The Plan equates the need for broadband with the country’s efforts to electrify rural areas in the 1930s and would allocate $100 billion for broadband deployment. It aims to deploy what the administration terms “future proof” high-speed broadband infrastructure covering 100 percent of unserved and underserved American homes. The White House estimates that 30 million Americans lack access to high-speed broadband, approximately twice the number that the Federal Communications Commission (FCC) estimates currently lack access to broadband. This higher estimate may reflect demands from some on Capitol Hill to increase the minimum speed for service that qualifies as high-speed broadband, leaving more American homes on the wrong side of the digital divide.
The Plan prioritizes funding for municipal broadband providers or other providers affiliated with local governments, nonprofit service providers and electric cooperatives. According to the administration, these providers have reduced pressure to return profits for investors and are thus able to focus squarely on providing the best possible service to consumers. Prioritizing these entities would be a departure from the typically provider-agnostic broadband subsidy programs such as the FCC’s Rural Digital Opportunity Fund or the U.S. Department of Agriculture’s ReConnect loan and grant program. In addition, the Plan would set aside an unspecified amount of funding specifically for networks serving Tribal areas and would require consultation with Tribal governments in administering the program.

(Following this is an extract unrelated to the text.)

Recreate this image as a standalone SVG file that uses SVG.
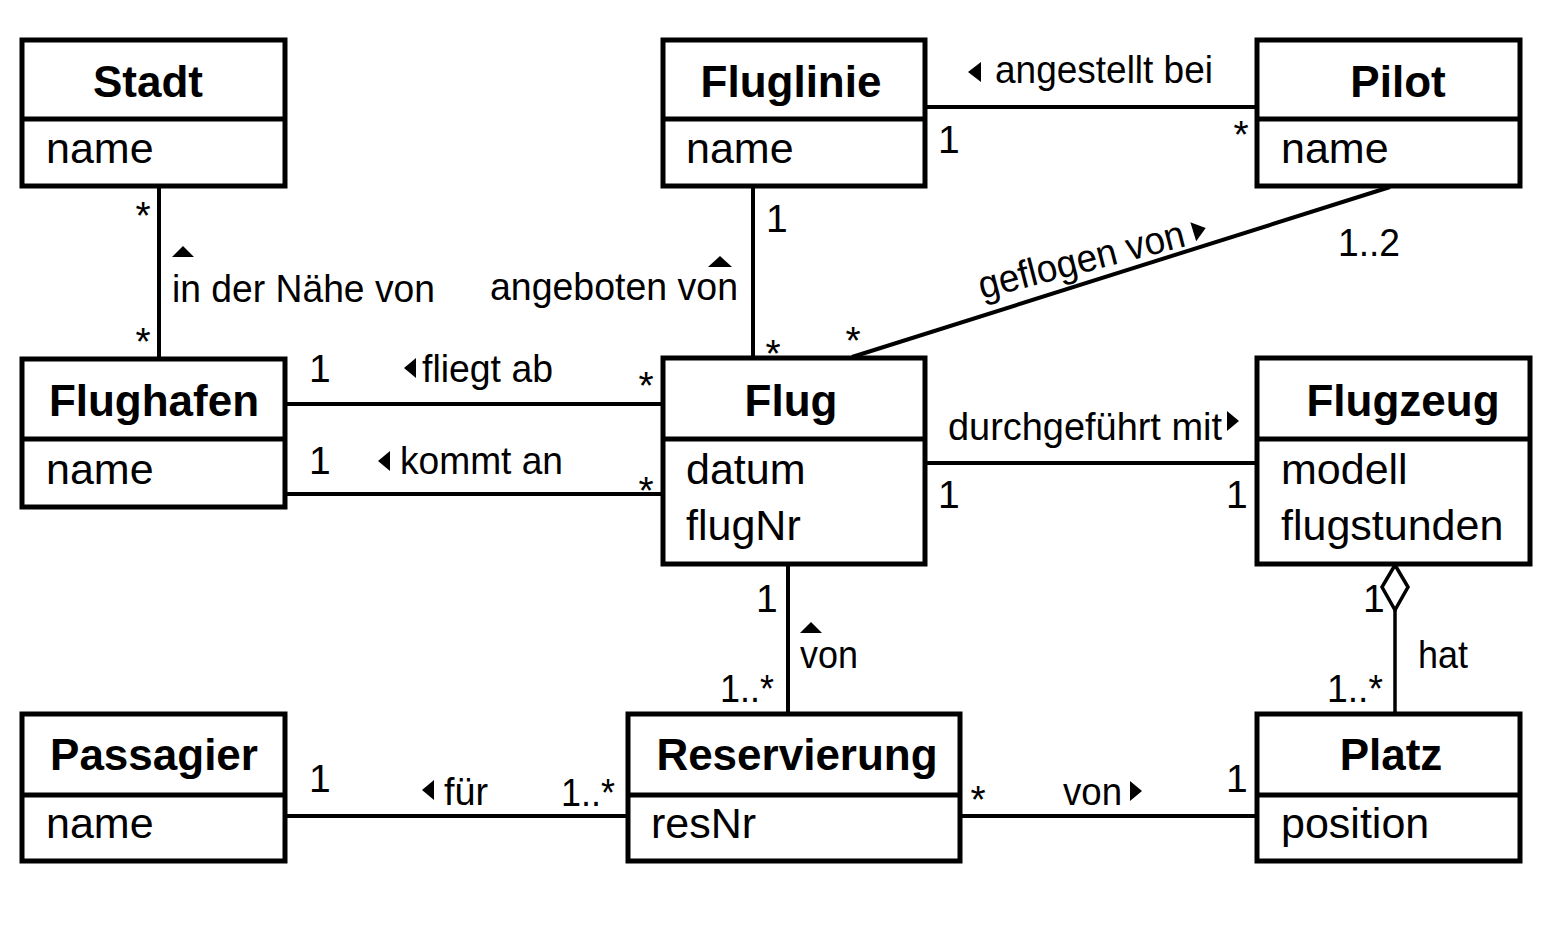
<svg xmlns="http://www.w3.org/2000/svg" width="1560" height="940" viewBox="0 0 1560 940">
<style>
.box{fill:#fff;stroke:#000;stroke-width:5}
.div{stroke:#000;stroke-width:5}
.cn{font-family:"Liberation Sans",Arial,sans-serif;font-weight:bold;font-size:44px;fill:#000;text-anchor:middle}
.at{font-family:"Liberation Sans",Arial,sans-serif;font-size:43px;fill:#000}
.lb{font-family:"Liberation Sans",Arial,sans-serif;font-size:39px;fill:#000}
.st{font-family:"Liberation Sans",Arial,sans-serif;font-size:39px;fill:#000;text-anchor:middle}
.ln{stroke:#000;stroke-width:4;fill:none}
.tri{fill:#000}
</style>
<rect width="1560" height="940" fill="#fff"/>
<g id="connectors">
<line class="ln" x1="159" y1="186" x2="159" y2="359"/>
<line class="ln" x1="925" y1="107" x2="1257" y2="107"/>
<line class="ln" x1="753" y1="186" x2="753" y2="358"/>
<line class="ln" x1="852" y1="357" x2="1390" y2="187"/>
<line class="ln" x1="285" y1="404" x2="663" y2="404"/>
<line class="ln" x1="285" y1="494" x2="663" y2="494"/>
<line class="ln" x1="925" y1="463" x2="1257" y2="463"/>
<line class="ln" x1="788" y1="564" x2="788" y2="714"/>
<line class="ln" x1="1395" y1="610" x2="1395" y2="714" style="stroke-width:3.5"/>
<polygon points="1395,565 1408,587 1395,610 1382,587" fill="#fff" stroke="#000" stroke-width="3.5"/>
<line class="ln" x1="285" y1="816" x2="628" y2="816"/>
<line class="ln" x1="960" y1="816" x2="1257" y2="816"/>
<!-- labels -->
<polygon class="tri" points="172,257 194,257 183,246"/>
<text class="lb" x="172" y="302" textLength="263" lengthAdjust="spacingAndGlyphs">in der Nähe von</text>
<polygon class="tri" points="708,267 732,267 720,256"/>
<text class="lb" x="490" y="300" textLength="248" lengthAdjust="spacingAndGlyphs">angeboten von</text>
<polygon class="tri" points="968,72 981,62 981,82"/>
<text class="lb" x="995" y="83" textLength="218" lengthAdjust="spacingAndGlyphs">angestellt bei</text>
<text class="lb" x="982" y="299" textLength="212" lengthAdjust="spacingAndGlyphs" transform="rotate(-14.5 982 299)">geflogen von</text>
<polygon class="tri" points="-6,-10 7,0 -6,10" transform="translate(1199 230) rotate(-17)"/>
<polygon class="tri" points="404,368 416,358 416,378"/>
<text class="lb" x="422" y="382" textLength="131" lengthAdjust="spacingAndGlyphs">fliegt ab</text>
<polygon class="tri" points="378,461 390,451 390,471"/>
<text class="lb" x="400" y="474" textLength="163" lengthAdjust="spacingAndGlyphs">kommt an</text>
<text class="lb" x="948" y="440" textLength="274" lengthAdjust="spacingAndGlyphs">durchgeführt mit</text>
<polygon class="tri" points="1239,421 1227,411 1227,431"/>
<polygon class="tri" points="800,633 822,633 811,622"/>
<text class="lb" x="800" y="668" textLength="58" lengthAdjust="spacingAndGlyphs">von</text>
<text class="lb" x="1418" y="668" textLength="50" lengthAdjust="spacingAndGlyphs">hat</text>
<polygon class="tri" points="422,790 434,780 434,800"/>
<text class="lb" x="444" y="805" textLength="44" lengthAdjust="spacingAndGlyphs">für</text>
<text class="lb" x="1063" y="805" textLength="59" lengthAdjust="spacingAndGlyphs">von</text>
<polygon class="tri" points="1142,791 1130,781 1130,801"/>
<!-- multiplicities -->
<text class="st" x="143" y="229">*</text>
<text class="st" x="143" y="355">*</text>
<text class="lb" x="938" y="153">1</text>
<text class="st" x="1241" y="148">*</text>
<text class="lb" x="766" y="232">1</text>
<text class="st" x="773" y="367">*</text>
<text class="st" x="853" y="354">*</text>
<text class="lb" x="1338" y="256" textLength="62" lengthAdjust="spacingAndGlyphs">1..2</text>
<text class="lb" x="309" y="382">1</text>
<text class="st" x="646" y="399">*</text>
<text class="lb" x="309" y="474">1</text>
<text class="st" x="646" y="504">*</text>
<text class="lb" x="938" y="508">1</text>
<text class="lb" x="1226" y="508">1</text>
<text class="lb" x="756" y="612">1</text>
<text class="lb" x="720" y="702" textLength="54" lengthAdjust="spacingAndGlyphs">1..*</text>
<text class="lb" x="1363" y="612">1</text>
<text class="lb" x="1327" y="702" textLength="56" lengthAdjust="spacingAndGlyphs">1..*</text>
<text class="lb" x="309" y="792">1</text>
<text class="lb" x="561" y="806" textLength="54" lengthAdjust="spacingAndGlyphs">1..*</text>
<text class="st" x="978" y="813">*</text>
<text class="lb" x="1226" y="792">1</text>
</g>
<g id="Stadt">
<rect class="box" x="22" y="40" width="263" height="146"/>
<line class="div" x1="22" y1="119" x2="285" y2="119"/>
<text class="cn" x="148" y="97">Stadt</text>
<text class="at" x="46" y="163">name</text>
</g>
<g id="Fluglinie">
<rect class="box" x="663" y="40" width="262" height="146"/>
<line class="div" x1="663" y1="119" x2="925" y2="119"/>
<text class="cn" x="791" y="97">Fluglinie</text>
<text class="at" x="686" y="163">name</text>
</g>
<g id="Pilot">
<rect class="box" x="1257" y="40" width="263" height="146"/>
<line class="div" x1="1257" y1="119" x2="1520" y2="119"/>
<text class="cn" x="1398" y="97">Pilot</text>
<text class="at" x="1281" y="163">name</text>
</g>
<g id="Flughafen">
<rect class="box" x="22" y="359" width="263" height="148"/>
<line class="div" x1="22" y1="439" x2="285" y2="439"/>
<text class="cn" x="154" y="416">Flughafen</text>
<text class="at" x="46" y="484">name</text>
</g>
<g id="Flug">
<rect class="box" x="663" y="358" width="262" height="206"/>
<line class="div" x1="663" y1="439" x2="925" y2="439"/>
<text class="cn" x="791" y="416">Flug</text>
<text class="at" x="686" y="484">datum</text>
<text class="at" x="686" y="540">flugNr</text>
</g>
<g id="Flugzeug">
<rect class="box" x="1257" y="358" width="273" height="206"/>
<line class="div" x1="1257" y1="439" x2="1530" y2="439"/>
<text class="cn" x="1403" y="416">Flugzeug</text>
<text class="at" x="1281" y="484">modell</text>
<text class="at" x="1281" y="540">flugstunden</text>
</g>
<g id="Passagier">
<rect class="box" x="22" y="714" width="263" height="147"/>
<line class="div" x1="22" y1="795" x2="285" y2="795"/>
<text class="cn" x="154" y="770">Passagier</text>
<text class="at" x="46" y="838">name</text>
</g>
<g id="Reservierung">
<rect class="box" x="628" y="714" width="332" height="147"/>
<line class="div" x1="628" y1="795" x2="960" y2="795"/>
<text class="cn" x="797" y="770">Reservierung</text>
<text class="at" x="651" y="838">resNr</text>
</g>
<g id="Platz">
<rect class="box" x="1257" y="714" width="263" height="147"/>
<line class="div" x1="1257" y1="795" x2="1520" y2="795"/>
<text class="cn" x="1391" y="770">Platz</text>
<text class="at" x="1281" y="838">position</text>
</g>
</svg>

The White House also notes that American consumers pay among the highest prices for broadband service in Organization for Economic Cooperation and Development countries, leaving millions of Americans without access, including in urban areas. Apart from directly funding deployment of broadband in unserved areas, the American Jobs Plan aims to promote greater competition among Internet service providers and lower prices for consumers by increasing pricing transparency, and easing restrictions that prevent municipal and affiliated providers from competing with incumbent for-profit providers. The Plan also includes short-term subsidies to individuals and families to ensure that broadband is affordable. President Biden has indicated that he aims to work with Congress to find a longer-term solution for reducing prices without resorting to ongoing subsidies.
In addition to the broadband initiatives described above, the Plan proposes billions of dollars in investments aimed at supporting research and development (R&D), workforce development, manufacturing and regional economic development, with a significant focus on the technology sector. These initiatives will focus on “boost[ing] America’s innovative edge in markets where global leadership is up for grabs,” such as “battery technology, biotechnology, computer chips, and clean energy.” Specifically, the Plan proposes to make the following investments, subject to congressional approval:
- $50 billion to semiconductor manufacturing and research, as is called for in the bipartisan Creating Helpful Incentives for Producing Semiconductors (CHIPS) Act. The CHIPS Act, which was incorporated in the National Defense Authorization Act for Fiscal Year 2021, establishes investments and incentives to support U.S. semiconductor manufacturing, R&D and supply chain security.
- $50 billion to create a new Commerce Department office to monitor domestic industrial capacity and fund investments to support the production of critical goods.
- $52 billion to domestic manufacturing, including specific supports for modernizing supply chains, including in the auto sector, and the creation of a new financing program to support debt and equity investments for manufacturing.
- $35 billion for different solutions needed to achieve technology breakthroughs that address the climate crisis. This includes $15 billion in demonstration projects for climate R&D priorities, including utility-scale energy storage, carbon capture and storage, hydrogen, advanced nuclear, rare earth element separations, floating offshore wind, biofuel/bioproducts, quantum computing and electric vehicles.
- $50 billion for the National Science Foundation to create a “Technology Directorate” that will collaborate with and build on existing programs across the government. According to the Plan, the Technology Directorate would focus on fields like “semiconductors and advanced computing, advanced communications technology, advanced energy technologies, and biotechnology.”
- $40 billion to upgrade research infrastructure in laboratories across the United States, including brick-and-mortar facilities and computing capabilities and networks.
- $30 billion for R&D to support “innovation and job creation,” including in rural areas.
- $14 billion to the National Institute of Standards and Technology to work with industry, academia and government to “advance technologies and capabilities critical to future competitiveness.”
- $20 billion to create regional innovation hubs that would help “leverage private investment to fuel technology development, link urban and rural economies, and create new businesses” in rural regions, and to establish a Community Revitalization Fund.
- $46 billion investment in federal buying power to enable the manufacture of electric vehicles, charging ports and electric heat pumps for buildings and homes in order to meet President Biden’s goal of net-zero emissions by 2050.